— Start Provided material —
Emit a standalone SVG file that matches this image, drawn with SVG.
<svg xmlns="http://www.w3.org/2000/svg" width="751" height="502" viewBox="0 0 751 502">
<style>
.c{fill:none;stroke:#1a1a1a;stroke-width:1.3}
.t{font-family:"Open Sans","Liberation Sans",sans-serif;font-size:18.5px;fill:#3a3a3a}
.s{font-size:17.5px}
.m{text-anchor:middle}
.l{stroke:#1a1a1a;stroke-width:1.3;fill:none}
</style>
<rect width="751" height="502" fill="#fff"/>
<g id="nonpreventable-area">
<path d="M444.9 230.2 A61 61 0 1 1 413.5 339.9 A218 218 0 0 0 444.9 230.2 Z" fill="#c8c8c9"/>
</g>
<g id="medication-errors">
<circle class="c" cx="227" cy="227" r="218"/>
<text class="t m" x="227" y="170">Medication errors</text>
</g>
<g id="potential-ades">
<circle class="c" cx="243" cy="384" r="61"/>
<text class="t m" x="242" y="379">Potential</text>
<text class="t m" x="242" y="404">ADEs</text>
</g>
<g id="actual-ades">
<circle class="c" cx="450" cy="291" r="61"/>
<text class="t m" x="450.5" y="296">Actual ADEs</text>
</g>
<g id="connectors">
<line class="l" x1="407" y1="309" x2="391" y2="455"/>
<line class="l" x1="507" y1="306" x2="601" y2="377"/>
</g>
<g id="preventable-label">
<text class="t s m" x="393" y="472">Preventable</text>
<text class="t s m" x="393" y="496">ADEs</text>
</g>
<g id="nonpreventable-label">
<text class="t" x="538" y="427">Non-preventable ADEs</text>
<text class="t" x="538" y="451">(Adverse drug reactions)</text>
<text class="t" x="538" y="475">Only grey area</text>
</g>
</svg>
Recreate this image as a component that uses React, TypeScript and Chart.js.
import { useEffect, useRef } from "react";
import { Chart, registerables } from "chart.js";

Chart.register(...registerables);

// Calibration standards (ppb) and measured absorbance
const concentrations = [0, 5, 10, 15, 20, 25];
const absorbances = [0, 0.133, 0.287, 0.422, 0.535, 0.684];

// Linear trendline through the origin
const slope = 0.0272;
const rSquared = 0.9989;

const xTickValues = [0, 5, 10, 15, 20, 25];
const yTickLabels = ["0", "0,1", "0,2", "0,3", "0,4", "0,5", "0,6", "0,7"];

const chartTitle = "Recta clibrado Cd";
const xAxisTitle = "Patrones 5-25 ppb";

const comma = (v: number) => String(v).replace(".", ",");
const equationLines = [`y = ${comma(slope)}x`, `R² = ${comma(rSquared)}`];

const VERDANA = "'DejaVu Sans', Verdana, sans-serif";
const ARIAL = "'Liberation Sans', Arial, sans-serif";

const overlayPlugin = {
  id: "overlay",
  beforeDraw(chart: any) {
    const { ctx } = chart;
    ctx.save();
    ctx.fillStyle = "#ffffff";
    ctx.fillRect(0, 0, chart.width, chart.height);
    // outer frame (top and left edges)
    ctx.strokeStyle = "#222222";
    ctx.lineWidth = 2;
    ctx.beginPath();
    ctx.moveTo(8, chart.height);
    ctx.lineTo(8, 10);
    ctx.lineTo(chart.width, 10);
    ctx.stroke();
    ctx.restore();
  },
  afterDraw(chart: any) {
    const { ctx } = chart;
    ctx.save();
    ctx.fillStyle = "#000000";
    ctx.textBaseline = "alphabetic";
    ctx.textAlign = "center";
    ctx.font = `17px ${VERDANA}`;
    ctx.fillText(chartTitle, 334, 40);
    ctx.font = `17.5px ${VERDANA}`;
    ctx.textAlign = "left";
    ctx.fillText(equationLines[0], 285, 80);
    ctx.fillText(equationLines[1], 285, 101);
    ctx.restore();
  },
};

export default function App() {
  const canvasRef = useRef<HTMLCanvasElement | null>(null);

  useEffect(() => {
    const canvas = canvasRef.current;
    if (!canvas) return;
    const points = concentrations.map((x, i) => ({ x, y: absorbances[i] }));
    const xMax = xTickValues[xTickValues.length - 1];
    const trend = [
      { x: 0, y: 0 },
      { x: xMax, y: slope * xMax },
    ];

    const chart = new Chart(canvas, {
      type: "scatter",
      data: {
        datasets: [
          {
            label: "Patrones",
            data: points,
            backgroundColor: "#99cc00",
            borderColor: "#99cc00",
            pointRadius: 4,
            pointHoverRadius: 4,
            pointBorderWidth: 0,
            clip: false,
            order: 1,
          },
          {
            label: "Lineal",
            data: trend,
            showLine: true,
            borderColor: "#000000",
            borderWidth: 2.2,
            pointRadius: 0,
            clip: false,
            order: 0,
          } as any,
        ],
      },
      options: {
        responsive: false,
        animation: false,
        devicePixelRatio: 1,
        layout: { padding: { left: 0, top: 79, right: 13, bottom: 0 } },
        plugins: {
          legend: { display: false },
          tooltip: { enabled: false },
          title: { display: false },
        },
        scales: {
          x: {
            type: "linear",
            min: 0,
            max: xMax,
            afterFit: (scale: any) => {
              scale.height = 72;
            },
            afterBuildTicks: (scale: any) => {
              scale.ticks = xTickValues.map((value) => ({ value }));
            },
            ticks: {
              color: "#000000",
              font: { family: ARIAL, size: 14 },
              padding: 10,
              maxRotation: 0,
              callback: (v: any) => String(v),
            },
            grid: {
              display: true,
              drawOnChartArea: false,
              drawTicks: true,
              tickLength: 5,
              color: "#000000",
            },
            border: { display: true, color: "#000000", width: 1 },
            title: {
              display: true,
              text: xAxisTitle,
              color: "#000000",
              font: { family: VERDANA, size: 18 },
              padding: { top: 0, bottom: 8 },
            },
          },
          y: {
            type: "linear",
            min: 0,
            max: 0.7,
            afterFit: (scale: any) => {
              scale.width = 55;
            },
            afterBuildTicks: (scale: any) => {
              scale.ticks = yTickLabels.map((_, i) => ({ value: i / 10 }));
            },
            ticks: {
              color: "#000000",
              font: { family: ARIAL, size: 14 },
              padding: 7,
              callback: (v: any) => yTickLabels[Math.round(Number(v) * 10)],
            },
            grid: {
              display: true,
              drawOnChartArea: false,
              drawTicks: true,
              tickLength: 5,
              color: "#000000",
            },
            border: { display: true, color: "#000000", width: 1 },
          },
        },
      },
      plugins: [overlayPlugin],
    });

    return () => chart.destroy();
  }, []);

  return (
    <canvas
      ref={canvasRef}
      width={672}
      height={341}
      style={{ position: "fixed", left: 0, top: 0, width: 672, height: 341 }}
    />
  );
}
— End Provided material —
— Start Provided material —
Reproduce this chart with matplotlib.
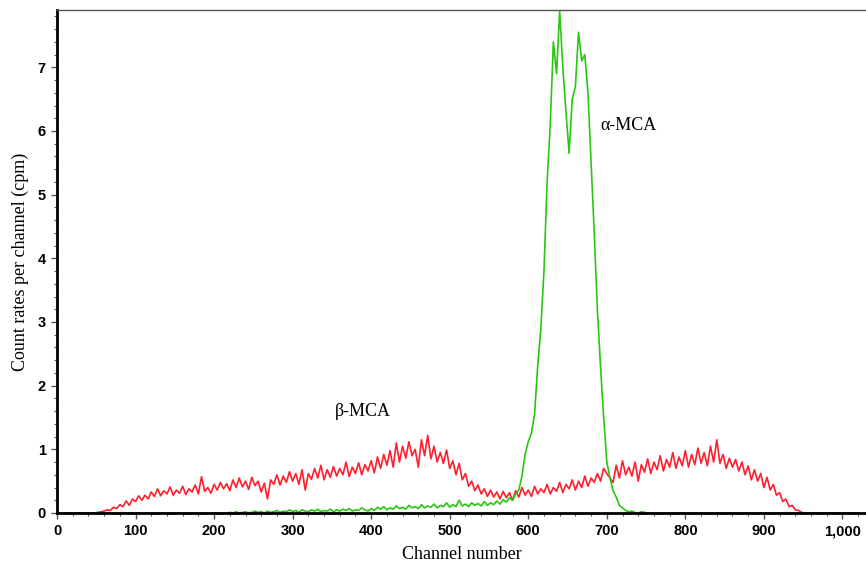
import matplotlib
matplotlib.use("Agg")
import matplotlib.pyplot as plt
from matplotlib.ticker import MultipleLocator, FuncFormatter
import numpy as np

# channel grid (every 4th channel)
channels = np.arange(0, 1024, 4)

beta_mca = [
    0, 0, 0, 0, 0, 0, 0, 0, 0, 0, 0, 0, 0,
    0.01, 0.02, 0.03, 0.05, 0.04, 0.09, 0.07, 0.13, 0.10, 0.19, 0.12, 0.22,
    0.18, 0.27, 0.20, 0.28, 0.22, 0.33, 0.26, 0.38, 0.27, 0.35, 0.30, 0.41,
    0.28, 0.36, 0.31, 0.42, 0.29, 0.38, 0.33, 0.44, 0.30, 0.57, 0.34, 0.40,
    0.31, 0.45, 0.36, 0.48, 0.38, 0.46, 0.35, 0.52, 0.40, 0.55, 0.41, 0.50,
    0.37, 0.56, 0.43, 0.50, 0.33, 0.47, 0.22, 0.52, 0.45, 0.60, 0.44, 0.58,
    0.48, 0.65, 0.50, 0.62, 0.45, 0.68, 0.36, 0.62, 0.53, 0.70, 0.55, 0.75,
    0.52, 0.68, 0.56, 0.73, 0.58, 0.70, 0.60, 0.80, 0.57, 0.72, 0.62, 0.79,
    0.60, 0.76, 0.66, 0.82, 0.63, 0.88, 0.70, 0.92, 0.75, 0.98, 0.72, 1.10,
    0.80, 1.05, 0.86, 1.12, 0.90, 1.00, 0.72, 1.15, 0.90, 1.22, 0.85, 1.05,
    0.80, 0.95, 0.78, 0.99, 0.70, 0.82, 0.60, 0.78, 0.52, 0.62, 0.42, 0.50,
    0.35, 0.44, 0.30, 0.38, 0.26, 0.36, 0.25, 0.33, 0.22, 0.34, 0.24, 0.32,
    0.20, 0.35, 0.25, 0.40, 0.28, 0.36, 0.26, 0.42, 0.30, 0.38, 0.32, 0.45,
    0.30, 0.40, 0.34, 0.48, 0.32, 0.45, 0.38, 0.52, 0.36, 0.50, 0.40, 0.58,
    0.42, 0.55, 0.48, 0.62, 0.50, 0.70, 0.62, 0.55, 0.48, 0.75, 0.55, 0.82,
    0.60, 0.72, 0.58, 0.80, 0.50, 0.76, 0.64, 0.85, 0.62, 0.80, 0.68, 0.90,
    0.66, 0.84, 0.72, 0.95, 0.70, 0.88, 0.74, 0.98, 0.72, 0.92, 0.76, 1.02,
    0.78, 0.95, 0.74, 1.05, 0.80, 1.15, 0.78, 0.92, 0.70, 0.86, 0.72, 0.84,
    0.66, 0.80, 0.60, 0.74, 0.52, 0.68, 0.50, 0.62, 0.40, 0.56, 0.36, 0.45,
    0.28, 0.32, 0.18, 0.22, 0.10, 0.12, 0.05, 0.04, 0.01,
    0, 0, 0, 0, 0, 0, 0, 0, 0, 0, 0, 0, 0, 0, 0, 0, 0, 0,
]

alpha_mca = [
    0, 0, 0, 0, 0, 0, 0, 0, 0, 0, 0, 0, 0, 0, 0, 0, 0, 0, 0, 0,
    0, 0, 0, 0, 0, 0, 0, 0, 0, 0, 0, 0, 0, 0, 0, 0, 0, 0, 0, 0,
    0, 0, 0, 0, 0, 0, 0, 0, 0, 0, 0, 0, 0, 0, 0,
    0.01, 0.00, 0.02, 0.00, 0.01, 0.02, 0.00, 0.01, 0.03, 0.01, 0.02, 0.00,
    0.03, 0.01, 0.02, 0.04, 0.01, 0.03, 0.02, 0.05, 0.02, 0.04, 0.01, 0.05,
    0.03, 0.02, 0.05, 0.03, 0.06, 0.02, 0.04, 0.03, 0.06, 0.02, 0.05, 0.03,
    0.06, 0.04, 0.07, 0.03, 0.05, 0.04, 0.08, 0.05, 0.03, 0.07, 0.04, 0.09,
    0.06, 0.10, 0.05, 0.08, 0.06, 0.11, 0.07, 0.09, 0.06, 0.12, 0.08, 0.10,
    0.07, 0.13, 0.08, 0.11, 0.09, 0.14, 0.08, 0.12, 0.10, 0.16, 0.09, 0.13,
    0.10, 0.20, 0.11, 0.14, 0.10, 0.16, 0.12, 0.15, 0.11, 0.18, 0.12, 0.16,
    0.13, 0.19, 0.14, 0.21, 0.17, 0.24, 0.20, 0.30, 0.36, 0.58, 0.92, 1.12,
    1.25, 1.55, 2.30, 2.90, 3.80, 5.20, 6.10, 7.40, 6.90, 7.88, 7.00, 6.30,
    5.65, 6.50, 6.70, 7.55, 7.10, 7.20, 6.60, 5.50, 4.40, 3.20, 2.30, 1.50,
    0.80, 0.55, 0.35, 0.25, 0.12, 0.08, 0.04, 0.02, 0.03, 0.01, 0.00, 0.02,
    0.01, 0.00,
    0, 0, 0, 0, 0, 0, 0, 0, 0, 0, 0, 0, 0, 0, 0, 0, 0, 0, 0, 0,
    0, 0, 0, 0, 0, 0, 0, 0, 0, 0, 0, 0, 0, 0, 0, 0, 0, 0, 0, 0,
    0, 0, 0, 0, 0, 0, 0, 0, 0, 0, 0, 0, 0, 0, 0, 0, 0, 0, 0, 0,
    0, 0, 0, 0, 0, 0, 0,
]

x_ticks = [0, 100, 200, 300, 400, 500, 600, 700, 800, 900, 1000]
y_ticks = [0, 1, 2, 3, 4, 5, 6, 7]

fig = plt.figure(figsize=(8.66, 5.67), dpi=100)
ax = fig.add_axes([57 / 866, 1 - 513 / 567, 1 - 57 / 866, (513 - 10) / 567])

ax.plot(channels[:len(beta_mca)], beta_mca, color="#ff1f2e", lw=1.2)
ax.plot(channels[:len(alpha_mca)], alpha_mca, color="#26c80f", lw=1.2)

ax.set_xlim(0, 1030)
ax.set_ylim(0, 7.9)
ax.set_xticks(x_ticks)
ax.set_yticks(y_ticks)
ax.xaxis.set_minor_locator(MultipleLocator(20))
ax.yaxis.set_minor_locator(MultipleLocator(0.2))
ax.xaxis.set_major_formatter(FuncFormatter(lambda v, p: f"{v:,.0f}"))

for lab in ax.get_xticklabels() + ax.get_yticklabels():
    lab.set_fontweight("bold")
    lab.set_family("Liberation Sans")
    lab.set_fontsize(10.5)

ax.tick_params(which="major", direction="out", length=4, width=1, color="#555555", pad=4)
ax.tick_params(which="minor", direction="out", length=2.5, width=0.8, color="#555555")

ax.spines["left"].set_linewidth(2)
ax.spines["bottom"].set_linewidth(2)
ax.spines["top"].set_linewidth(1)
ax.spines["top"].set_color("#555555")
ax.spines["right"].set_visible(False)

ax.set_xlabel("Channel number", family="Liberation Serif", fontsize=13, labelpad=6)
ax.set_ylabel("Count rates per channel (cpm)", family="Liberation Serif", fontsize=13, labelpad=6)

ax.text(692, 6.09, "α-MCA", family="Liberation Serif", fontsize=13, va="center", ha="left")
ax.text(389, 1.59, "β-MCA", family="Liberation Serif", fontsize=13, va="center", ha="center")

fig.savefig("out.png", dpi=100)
— End Provided material —
▸ Task description
Your task is to quote, unchanged, only the lines from the line bearing "Reproduce this chart with matplotlib." through the line bearing "channels = np.arange(0, 1024, 4)"; the pictures are not part of the copy.

▸ In response
Reproduce this chart with matplotlib.
import matplotlib
matplotlib.use("Agg")
import matplotlib.pyplot as plt
from matplotlib.ticker import MultipleLocator, FuncFormatter
import numpy as np

# channel grid (every 4th channel)
channels = np.arange(0, 1024, 4)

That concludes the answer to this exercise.